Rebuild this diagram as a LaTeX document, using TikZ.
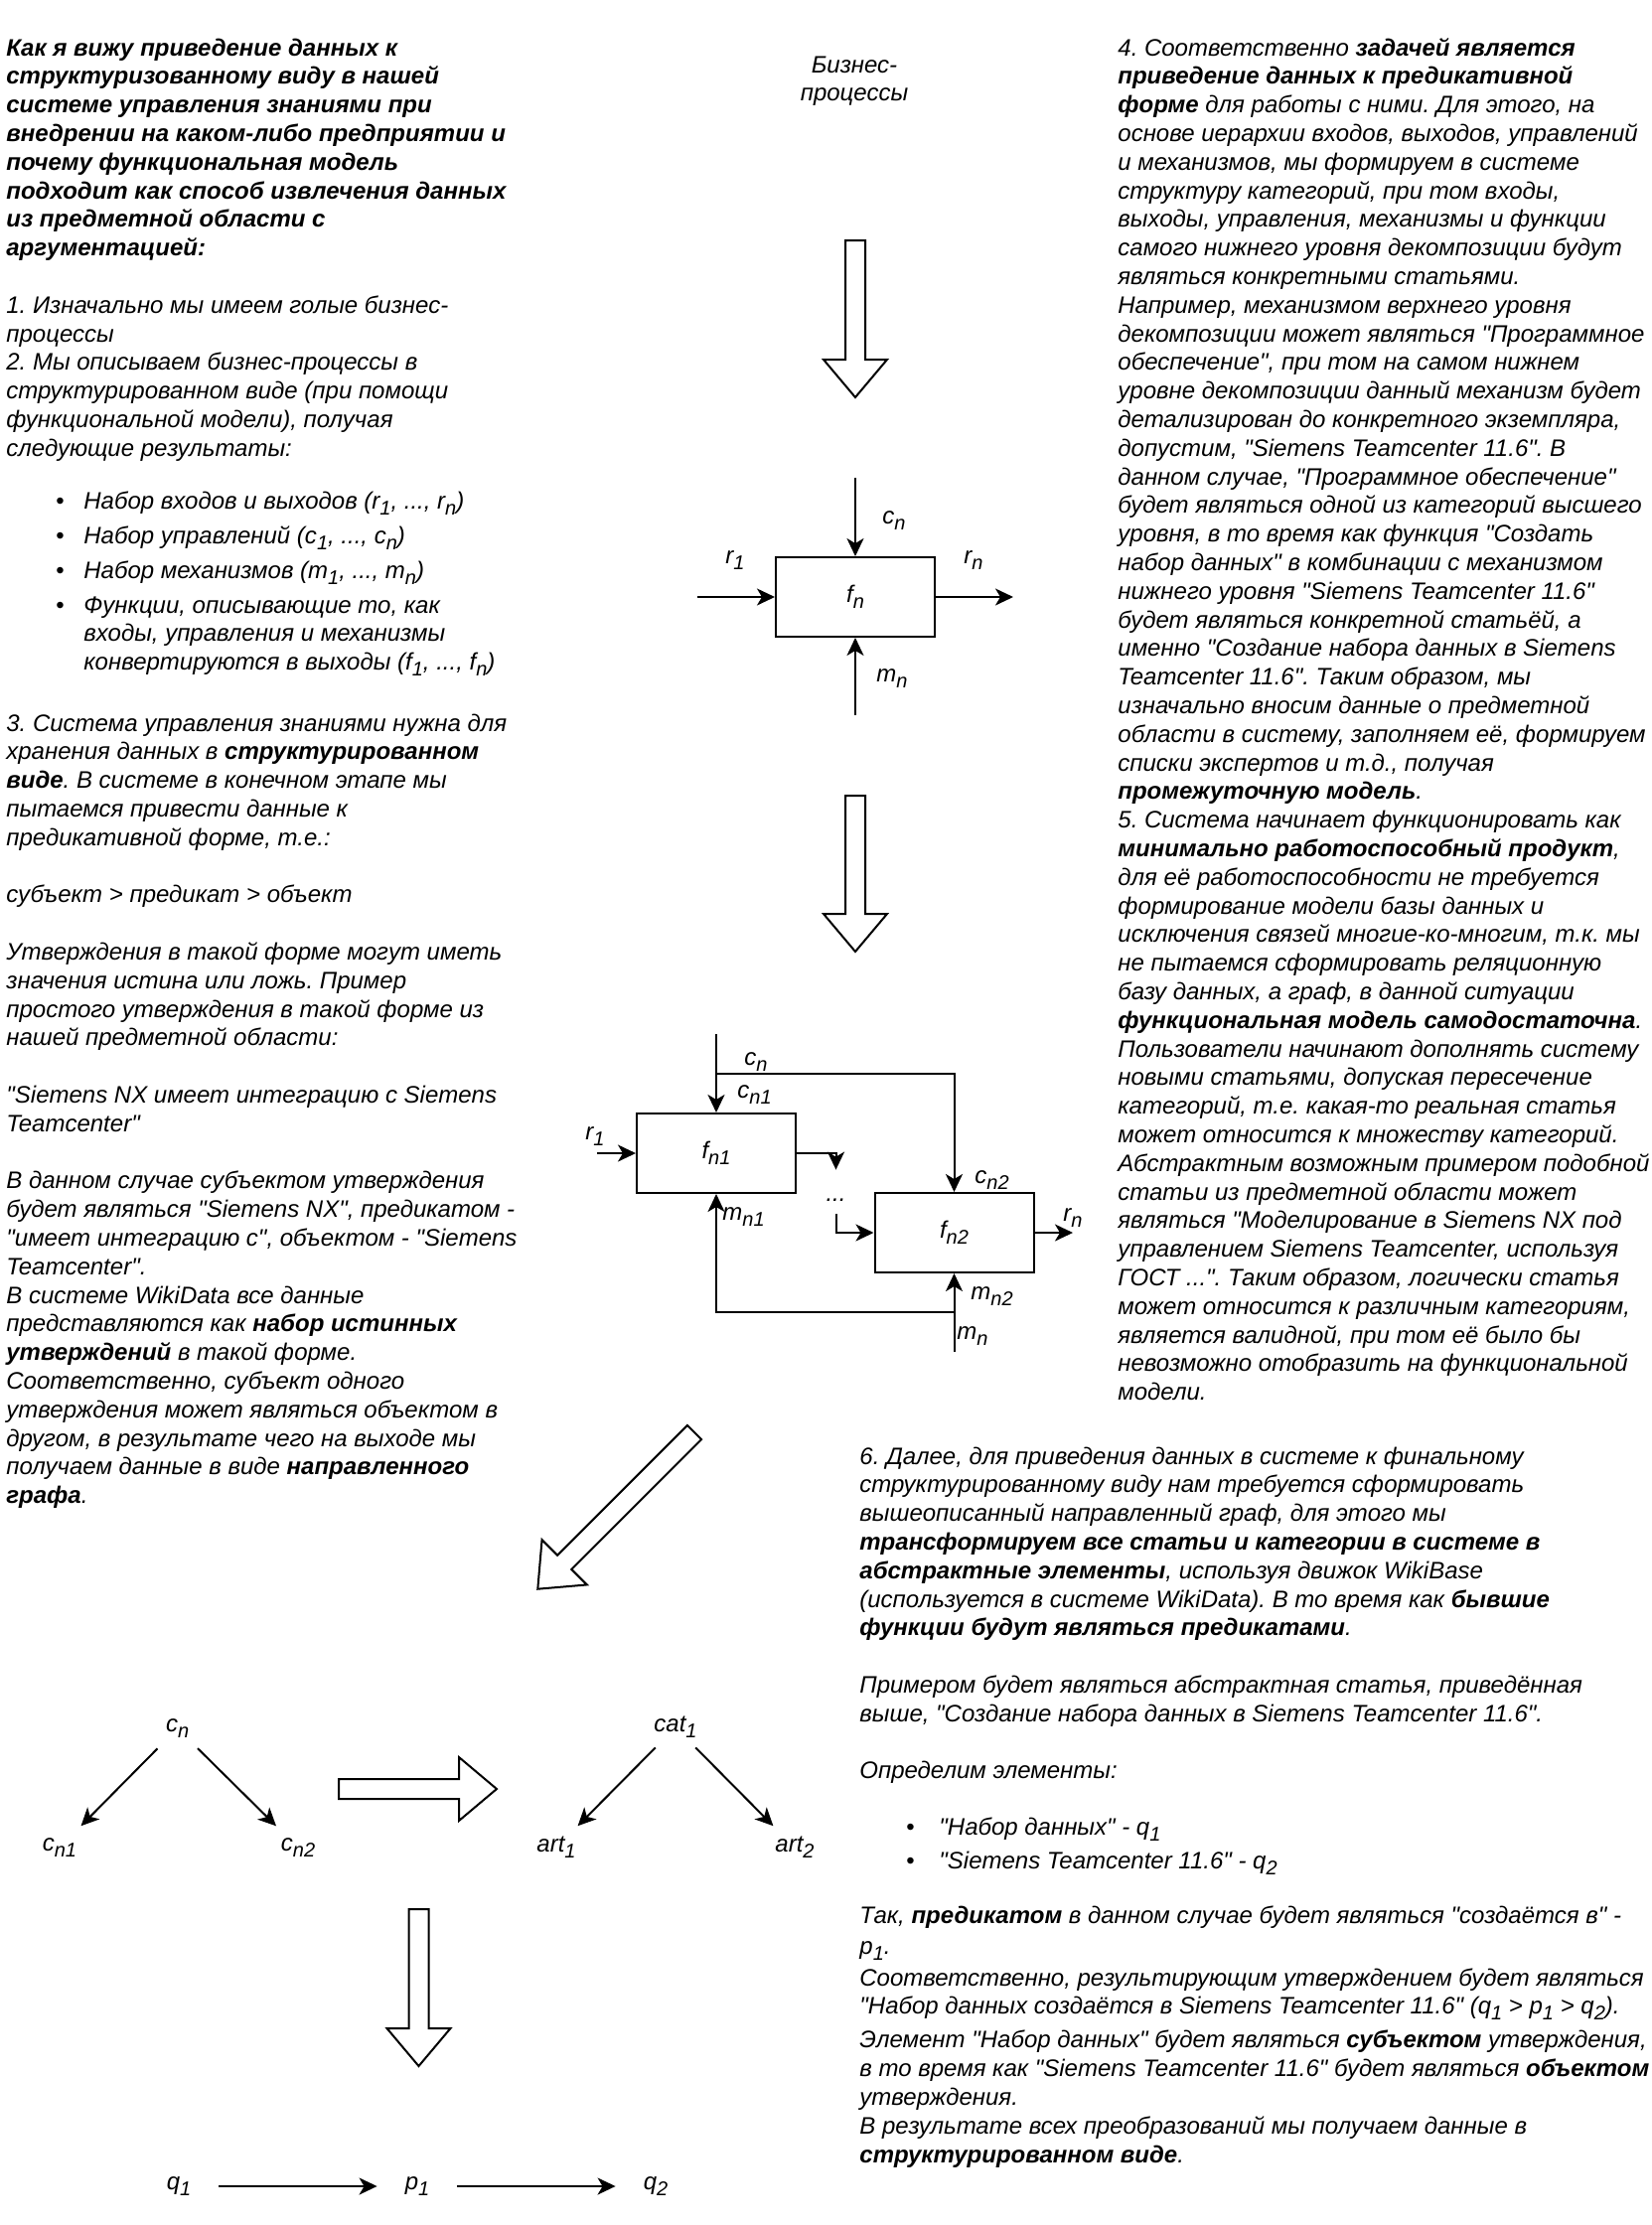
\documentclass[tikz,border=0pt]{standalone}
\usepackage{fontspec}
\setmainfont{Liberation Sans}[Ligatures=TeXOff]
\usetikzlibrary{arrows.meta}

% subscript as set in the text (smaller, lowered)
\newcommand\sbs[1]{\raisebox{-3pt}{\fontsize{10pt}{12pt}\selectfont #1}}
% left-aligned text block, first baseline on the node's base
\newcommand\txtblock[1]{\begin{minipage}[t]{800pt}\fontsize{12pt}{14.4pt}\selectfont\itshape\frenchspacing\setlength{\parindent}{0pt}\lineskiplimit=-100pt\relax #1\end{minipage}}
% centred text block
\newcommand\ctrblock[1]{\begin{minipage}[t]{200pt}\centering\fontsize{12pt}{14.4pt}\selectfont\itshape\frenchspacing\lineskiplimit=-100pt\relax #1\end{minipage}}
% hollow block arrow: x, y of tail centre, angle, length
\newcommand\blockarrow[4]{%
  \path[barrow, shift={(#1,#2)}, rotate=#3]
    (0,-10) -- ({#4-38},-10) -- ({#4-38},-32) -- (#4,0) -- ({#4-38},32) -- ({#4-38},10) -- (0,10) -- cycle;}

\begin{document}
\frenchspacing
\begin{tikzpicture}[x=0.5pt, y=-0.5pt,
  font=\fontsize{12pt}{14.4pt}\selectfont\itshape\frenchspacing,
  txt/.style={anchor=base west, inner sep=0pt},
  fbox/.style={draw, line width=1pt, minimum width=80pt, minimum height=40pt, inner sep=0pt},
  conn/.style={line width=1pt, -{Stealth[length=9pt, width=8.5pt, inset=2.5pt]}},
  wire/.style={line width=1pt},
  tlabel/.style={inner sep=0pt, minimum width=15pt, minimum height=15pt},
  clabel/.style={inner sep=0pt, minimum width=40pt, minimum height=15pt},
  tarrow/.style={conn, shorten <=3.5pt, shorten >=4.5pt},
  barrow/.style={draw, line width=1pt, fill=white, line join=miter},
]
\path[use as bounding box, fill=white] (0,0) rectangle (1662,2240);

% ---------------- left column ----------------
\node[txt] (intro) at (6,56) {\txtblock{%
\textbf{Как я вижу приведение данных к}\\
\textbf{структуризованному виду в нашей}\\
\textbf{системе управления знаниями при}\\
\textbf{внедрении на каком-либо предприятии и}\\
\textbf{почему функциональная модель}\\
\textbf{подходит как способ извлечения данных}\\
\textbf{из предметной области с}\\
\textbf{аргументацией:}\\[14.4pt]
1. Изначально мы имеем голые бизнес-\\
процессы\\
2. Мы описываем бизнес-процессы в\\
структурированном виде (при помощи\\
функциональной модели), получая\\
следующие результаты:}};

\node[txt] (li1dot) at (56,512) {\upshape •};
\node[txt] (li1) at (84,512) {Набор входов и выходов (r\sbs{1}, ..., r\sbs{n})};
\node[txt] (li2dot) at (56,547) {\upshape •};
\node[txt] (li2) at (84,547) {Набор управлений (c\sbs{1}, ..., c\sbs{n})};
\node[txt] (li3dot) at (56,582) {\upshape •};
\node[txt] (li3) at (84,582) {Набор механизмов (m\sbs{1}, ..., m\sbs{n})};
\node[txt] (li4dot) at (56,617) {\upshape •};
\node[txt] (li4) at (84,617) {\txtblock{Функции, описывающие то, как\\
входы, управления и механизмы\\
конвертируются в выходы (f\sbs{1}, ..., f\sbs{n})}};

\node[txt] (sec3) at (6,736) {\txtblock{%
3. Система управления знаниями нужна для\\
хранения данных в \textbf{структурированном}\\
\textbf{виде}. В системе в конечном этапе мы\\
пытаемся привести данные к\\
предикативной форме, т.е.:\\[14.4pt]
субъект > предикат > объект\\[14.4pt]
Утверждения в такой форме могут иметь\\
значения истина или ложь. Пример\\
простого утверждения в такой форме из\\
нашей предметной области:\\[14.4pt]
"Siemens NX имеет интеграцию с Siemens\\
Teamcenter"\\[14.4pt]
В данном случае субъектом утверждения\\
будет являться "Siemens NX", предикатом -\\
"имеет интеграцию с", объектом - "Siemens\\
Teamcenter".\\
В системе WikiData все данные\\
представляются как \textbf{набор истинных}\\
\textbf{утверждений} в такой форме.\\
Соответственно, субъект одного\\
утверждения может являться объектом в\\
другом, в результате чего на выходе мы\\
получаем данные в виде \textbf{направленного}\\
\textbf{графа}.}};

% ---------------- middle: process chain ----------------
\node[anchor=base, inner sep=0pt] (bp) at (860,73) {\ctrblock{Бизнес-\\процессы}};
\blockarrow{861}{242}{-90}{158}

% single function block
\node[fbox] (fn) at (861,601) {f\sbs{n}};
\coordinate (cnsrc) at (861,481);
\coordinate (rsrc) at (702,601);
\coordinate (rdst) at (1020,601);
\coordinate (mnsrc) at (861,720);
\draw[conn] (cnsrc) -- (fn.north);
\draw[conn] (rsrc) -- (fn.west);
\draw[conn] (fn.east) -- (rdst);
\draw[conn] (mnsrc) -- (fn.south);
\node[txt] (lcn) at (888,527) {c\sbs{n}};
\node[txt] (lr1) at (730,567) {r\sbs{1}};
\node[txt] (lrn) at (970,567) {r\sbs{n}};
\node[txt] (lmn) at (882,686) {m\sbs{n}};

\blockarrow{861}{801}{-90}{157}

% decomposed function blocks
\node[fbox] (fn1) at (721,1161) {f\sbs{n1}};
\node[fbox] (fn2) at (960.5,1241) {f\sbs{n2}};
\node[inner sep=0pt, anchor=base, text height=15.5pt, text depth=6.5pt] (dots) at (841.5,1209) {...};
\coordinate (ctop) at (721,1041);
\coordinate (csplit) at (721,1081);
\coordinate (r1src) at (601,1161);
\coordinate (rndst) at (1080,1241);
\coordinate (mbot) at (960.5,1361);
\coordinate (msplit) at (960.5,1321);
\draw[wire] (ctop) -- (csplit);
\draw[conn] (csplit) -- (fn1.north);
\draw[conn] (csplit) -| (fn2.north);
\draw[conn] (r1src) -- (fn1.west);
\draw[conn] (fn1.east) -| (dots.north);
\draw[conn] (dots.south) |- (fn2.west);
\draw[conn] (fn2.east) -- (rndst);
\draw[wire] (mbot) -- (msplit);
\draw[conn] (msplit) -- (fn2.south);
\draw[conn] (msplit) -| (fn1.south);
\node[txt] (dcn) at (749,1072) {c\sbs{n}};
\node[txt] (dcn1) at (742,1105) {c\sbs{n1}};
\node[txt] (dcn2) at (981,1191) {c\sbs{n2}};
\node[txt] (dr1) at (589,1147) {r\sbs{1}};
\node[txt] (drn) at (1070,1229) {r\sbs{n}};
\node[txt] (dmn1) at (727,1228) {m\sbs{n1}};
\node[txt] (dmn2) at (977,1308) {m\sbs{n2}};
\node[txt] (dmn) at (963,1348) {m\sbs{n}};

% ---------------- lower left: trees and triple ----------------
\blockarrow{699}{1442}{-135}{223}

\node[tlabel] (tcn) at (178.6,1740) {c\sbs{n}};
\node[tlabel] (tcn1) at (60,1860) {c\sbs{n1}};
\node[tlabel] (tcn2) at (300,1860) {c\sbs{n2}};
\draw[tarrow] (tcn) -- (tcn1);
\draw[tarrow] (tcn) -- (tcn2);

\blockarrow{341}{1801}{0}{159}

\node[tlabel] (tcat) at (680,1739) {cat\sbs{1}};
\node[tlabel] (tart1) at (560,1860) {art\sbs{1}};
\node[tlabel] (tart2) at (800,1860) {art\sbs{2}};
\draw[tarrow] (tcat) -- (tart1);
\draw[tarrow] (tcat) -- (tart2);

\blockarrow{421.5}{1922}{-90}{158}

\node[clabel] (q1) at (180,2201) {q\sbs{1}};
\node[clabel] (p1) at (420,2201) {p\sbs{1}};
\node[clabel] (q2) at (660,2201) {q\sbs{2}};
\draw[conn] (q1) -- (p1);
\draw[conn] (p1) -- (q2);

% ---------------- right column ----------------
\node[txt] (sec4) at (1125,56) {\txtblock{%
4. Соответственно \textbf{задачей является}\\
\textbf{приведение данных к предикативной}\\
\textbf{форме} для работы с ними. Для этого, на\\
основе иерархии входов, выходов, управлений\\
и механизмов, мы формируем в системе\\
структуру категорий, при том входы,\\
выходы, управления, механизмы и функции\\
самого нижнего уровня декомпозиции будут\\
являться конкретными статьями.\\
Например, механизмом верхнего уровня\\
декомпозиции может являться "Программное\\
обеспечение", при том на самом нижнем\\
уровне декомпозиции данный механизм будет\\
детализирован до конкретного экземпляра,\\
допустим, "Siemens Teamcenter 11.6". В\\
данном случае, "Программное обеспечение"\\
будет являться одной из категорий высшего\\
уровня, в то время как функция "Создать\\
набор данных" в комбинации с механизмом\\
нижнего уровня "Siemens Teamcenter 11.6"\\
будет являться конкретной статьёй, а\\
именно "Создание набора данных в Siemens\\
Teamcenter 11.6". Таким образом, мы\\
изначально вносим данные о предметной\\
области в систему, заполняем её, формируем\\
списки экспертов и т.д., получая\\
\textbf{промежуточную модель}.\\
5. Система начинает функционировать как\\
\textbf{минимально работоспособный продукт},\\
для её работоспособности не требуется\\
формирование модели базы данных и\\
исключения связей многие-ко-многим, т.к. мы\\
не пытаемся сформировать реляционную\\
базу данных, а граф, в данной ситуации\\
\textbf{функциональная модель самодостаточна}.\\
Пользователи начинают дополнять систему\\
новыми статьями, допуская пересечение\\
категорий, т.е. какая-то реальная статья\\
может относится к множеству категорий.\\
Абстрактным возможным примером подобной\\
статьи из предметной области может\\
являться "Моделирование в Siemens NX под\\
управлением Siemens Teamcenter, используя\\
ГОСТ ...". Таким образом, логически статья\\
может относится к различным категориям,\\
является валидной, при том её было бы\\
невозможно отобразить на функциональной\\
модели.}};

\node[txt] (sec6) at (865,1474) {\txtblock{%
6. Далее, для приведения данных в системе к финальному\\
структурированному виду нам требуется сформировать\\
вышеописанный направленный граф, для этого мы\\
\textbf{трансформируем все статьи и категории в системе в}\\
\textbf{абстрактные элементы}, используя движок WikiBase\\
(используется в системе WikiData). В то время как \textbf{бывшие}\\
\textbf{функции будут являться предикатами}.\\[14.4pt]
Примером будет являться абстрактная статья, приведённая\\
выше, "Создание набора данных в Siemens Teamcenter 11.6".\\[14.4pt]
Определим элементы:}};

\node[txt] (el1dot) at (912,1847) {\upshape •};
\node[txt] (el1) at (945,1847) {"Набор данных" - q\sbs{1}};
\node[txt] (el2dot) at (912,1881) {\upshape •};
\node[txt] (el2) at (945,1881) {"Siemens Teamcenter 11.6" - q\sbs{2}};

\node[txt] (sec6end) at (865,1936) {\txtblock{%
Так, \textbf{предикатом} в данном случае будет являться "создаётся в" -\\[1.1pt]
p\sbs{1}.\\[1.6pt]
Соответственно, результирующим утверждением будет являться\\
"Набор данных создаётся в Siemens Teamcenter 11.6" (q\sbs{1} > p\sbs{1} > q\sbs{2}).\\[2.6pt]
Элемент "Набор данных" будет являться \textbf{субъектом} утверждения,\\
в то время как "Siemens Teamcenter 11.6" будет являться \textbf{объектом}\\
утверждения.\\
В результате всех преобразований мы получаем данные в\\
\textbf{структурированном виде}.}};
\end{tikzpicture}
\end{document}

..........

» WORK REQUIRED
Repeat the lines above, starting at the first and stopping after the line that holds "(0,0) rectangle (1662,2240);", with the pictures left out.

» SOLVED PROBLEM
Rebuild this diagram as a LaTeX document, using TikZ.
\documentclass[tikz,border=0pt]{standalone}
\usepackage{fontspec}
\setmainfont{Liberation Sans}[Ligatures=TeXOff]
\usetikzlibrary{arrows.meta}

% subscript as set in the text (smaller, lowered)
\newcommand\sbs[1]{\raisebox{-3pt}{\fontsize{10pt}{12pt}\selectfont #1}}
% left-aligned text block, first baseline on the node's base
\newcommand\txtblock[1]{\begin{minipage}[t]{800pt}\fontsize{12pt}{14.4pt}\selectfont\itshape\frenchspacing\setlength{\parindent}{0pt}\lineskiplimit=-100pt\relax #1\end{minipage}}
% centred text block
\newcommand\ctrblock[1]{\begin{minipage}[t]{200pt}\centering\fontsize{12pt}{14.4pt}\selectfont\itshape\frenchspacing\lineskiplimit=-100pt\relax #1\end{minipage}}
% hollow block arrow: x, y of tail centre, angle, length
\newcommand\blockarrow[4]{%
  \path[barrow, shift={(#1,#2)}, rotate=#3]
    (0,-10) -- ({#4-38},-10) -- ({#4-38},-32) -- (#4,0) -- ({#4-38},32) -- ({#4-38},10) -- (0,10) -- cycle;}

\begin{document}
\frenchspacing
\begin{tikzpicture}[x=0.5pt, y=-0.5pt,
  font=\fontsize{12pt}{14.4pt}\selectfont\itshape\frenchspacing,
  txt/.style={anchor=base west, inner sep=0pt},
  fbox/.style={draw, line width=1pt, minimum width=80pt, minimum height=40pt, inner sep=0pt},
  conn/.style={line width=1pt, -{Stealth[length=9pt, width=8.5pt, inset=2.5pt]}},
  wire/.style={line width=1pt},
  tlabel/.style={inner sep=0pt, minimum width=15pt, minimum height=15pt},
  clabel/.style={inner sep=0pt, minimum width=40pt, minimum height=15pt},
  tarrow/.style={conn, shorten <=3.5pt, shorten >=4.5pt},
  barrow/.style={draw, line width=1pt, fill=white, line join=miter},
]
\path[use as bounding box, fill=white] (0,0) rectangle (1662,2240);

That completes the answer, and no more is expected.